Les fermes spatiales pourraient être gérées par la communauté internationale et avec des antennes de réception installées partout dans le monde. Il pourrait alors être possible de répondre rapidement à des situations d’urgence. « Par exemple, s’il y avait une catastrophe naturelle privant entièrement un pays d’électricité, on pourrait rediriger tous les satellites qui transmettent l’énergie solaire vers cette zone », veut croire Andrew Wilson.

Enfin, les fusées ne sont plus aussi chères qu’avant. SpaceX et ses lanceurs réutilisables sont notamment passés par là. L’addition n’est donc plus aussi salée. « Dans le passé, les prix estimés allaient jusqu’à 10 000 dollars par kilogramme envoyé dans l’espace, alors que les lanceurs modernes permettent de ramener les coûts à environ 2 000 dollars par kilogramme », détaille Andrew Wilson.

Le coût et le défi technologique
Malgré ces économies importantes, le coût reste un obstacle majeur. L’une des estimations les plus récentes – réalisées en 2014 par le gouvernement américain – estimait qu’il fallait compter « plusieurs dizaines de milliards de dollars pour lancer tous les panneaux solaires dans l’espace ».

Mais ce n’est pas le seul problème, reconnaît Sanjay Vijendran. L’autre incertitude tient au gigantisme d’une telle entreprise. « On a pu prouver que toutes les technologies nécessaires fonctionnaient, mais il faut encore pouvoir tout maîtriser à une si grande échelle », résume-t-il.

Ainsi, l’assemblage des panneaux solaires devra être réalisé par des robots autonomes dans l’espace. « On sait que cela fonctionne, mais là il est question d’un gigantesque chantier, et c’est un sacré challenge d’ingénierie », souligne le responsable du programme Solaris de l’ESA.

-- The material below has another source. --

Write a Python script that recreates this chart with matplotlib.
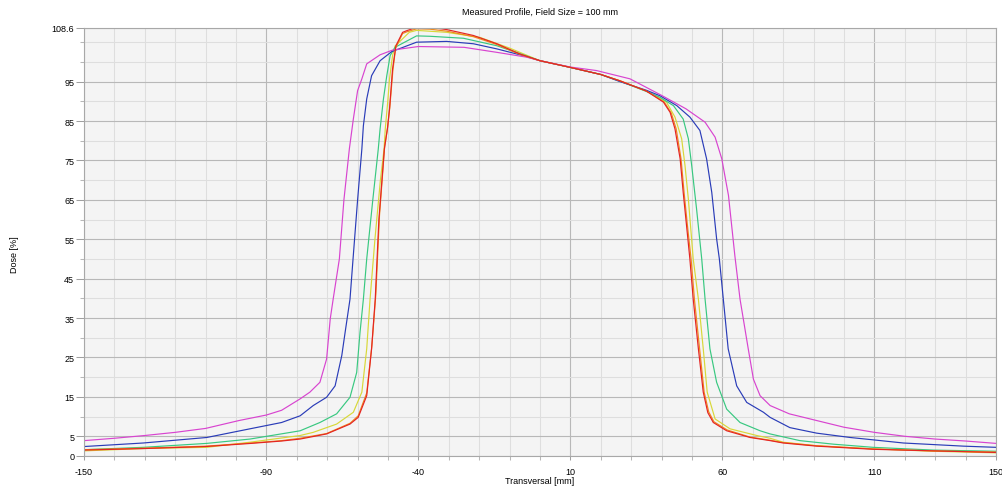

Idem pour le transfert sans câble de l’énergie depuis l’espace vers la Terre. « Il y a un mois, la faisabilité a été démontrée, mais sur une distance bien moins importante », note Sanjay Vijendray. Un transfert sans fil d’énergie a été réalisé dans un laboratoire du géant aéronautique Airbus à Munich (Allemagne) entre deux points distants de 36 mètres. L’électricité ainsi générée a servi à illuminer un village en modèle réduit. Mais encore faut-il parvenir à faire de même sur une distance de plus de 30 000 km.

Pour certains, ces défis font que les centrales solaires dans l’espace relèvent encore et toujours de doux rêves de scientifiques. « C’est aussi fascinant que spéculatif. Entre les doutes technologiques et la question du coût, ne faudrait-il pas mieux accélérer et accroître les investissements dans les énergies vertes comme l’éolien et le solaire [terrestres] ? », s’interroge sur Twitter Doug Parr, le responsable scientifique de Greenpeace au Royaume-Uni.

Pour Sanjay Vijendray, c’est un mauvais procès qui est fait à ce programme : « On n’a jamais dit qu’il fallait remplacer les investissements existants dans les énergies renouvelables terrestres, mais [qu’il fallait] ajouter ces panneaux solaires spatiaux dans le mix énergétique grâce à des financements complémentaires. »

Andrew Wilson reconnaît que c’est une entreprise de très grande envergure, mais « autant s’y mettre rapidement si on veut mettre toutes les chances de notre côté pour réduire suffisamment les émissions d’ici 2050 ». « C’est un peu comme le barrage des Trois-Gorges [la plus grande centrale hydroélectrique au monde, située en Chine, NDLR] pour ce qui est de l’ambition… sauf que les fermes solaires spatiales bénéficieront à tout le monde », conclut-il. Il sera même possible de les utiliser pour fournir de l’électricité sur la Lune, précise l’ESA.